Megan Thee Stallion’s rise has been thrilling to watch.
The Houston rapper released three rollicking mixtapes,
Rich Ratchet, Make It Hot, and Tina Snow, in the span of three years, gaining notoriety for her prodigious flow and charisma. She’s been dropping freestyles all of 2019, spitting gems for the likes of DJ QuinnRaynor and Fire in the Booth. She’s cultivated a devoted fanbase who rally to her raunchy bars and assertive performance. And now she’s released Fever, her newest project, and it feels like a prophecy has been fulfilled. Fever is meant for shaking the walls of a house party with relentless trap beats and Megan’s commanding voice.

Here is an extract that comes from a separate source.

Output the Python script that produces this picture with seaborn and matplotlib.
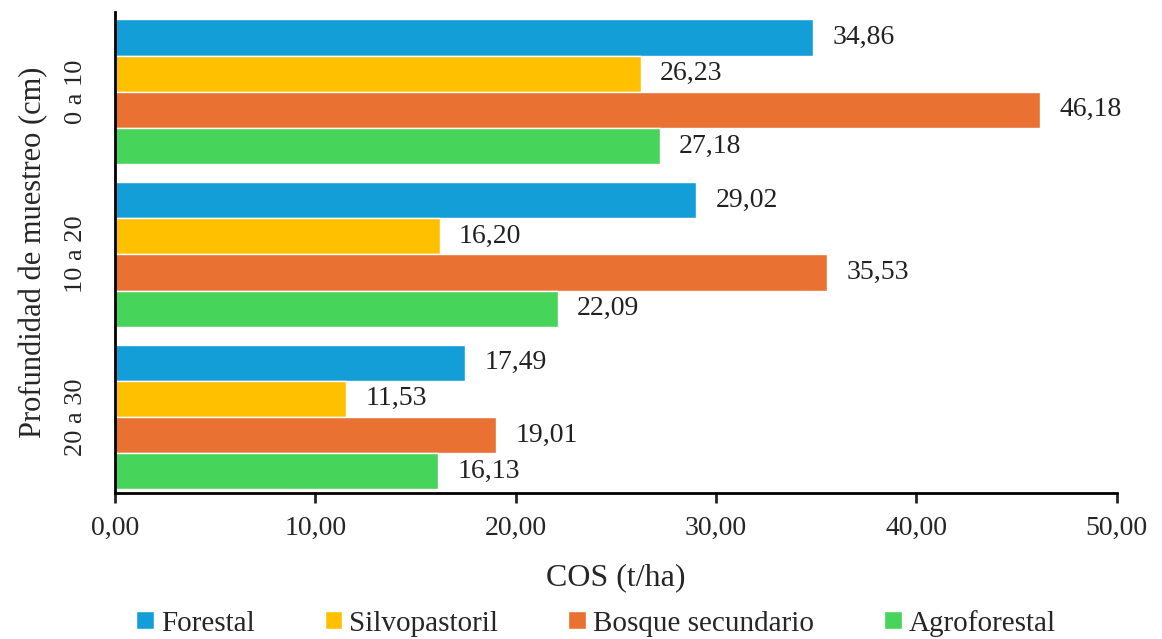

It’s fun to hear just how much Megan is in control on
Fever. It’s an admirably functional mixtape, bottling her appeal into a tight forty minutes that showcases the best parts of her Hot Girl Meg persona. She’s credited with writing every song on the album, and you can hear that authorship in every rhyme that rolls off her tongue. She’s unbothered on “Realer,” coolly flexing on “Cash Shit,” and ferociously sneering on “W.A.B.” Megan mixes her sexual agency and her burgeoning success as proof of her own power, charging up her fearless performance with a natural ease. Her technical prowess fuels that presence, her bars taking flight over the dynamic production, especially on her tracks with producer LilJuMadeDaBeat. There’s a disarming and genuine sweetness on the loving “Best You Ever Had” and “Bring Drank,” while “Shake That” and “Ratchet” are the standouts on the second half of a track list dominated by bass-heavy club bangers. And Megan still manages to inject moments of wild levity, with priceless Spongebob references on “Running Up Freestyle” and on “Simon Says,” as she narrates her and her posse robbing an unsuspecting male. DaBaby and Juicy J do what they can on their features, bringing their own nastiness, but they can’t match Megan’s raw star power. It’s never anything less than her show.
At this point in her still-young career, a project doesn’t need to be more than what it is, and
Fever is delirious fun. It’s Megan making the argument that her style — uncompromisingly hard and arrestingly confident — deserves to take up room in the modern rap landscape. It’s the soundtrack to a summer of putting trifling men in their place and conquering the dance floor. “When you hear my fucking name / Know they speaking on a champ,” she raps on “Pimpin,” punching out space for herself with the force of a speeding train. Megan Thee Stallion’s arrival is undeniable. Miss it at your own risk.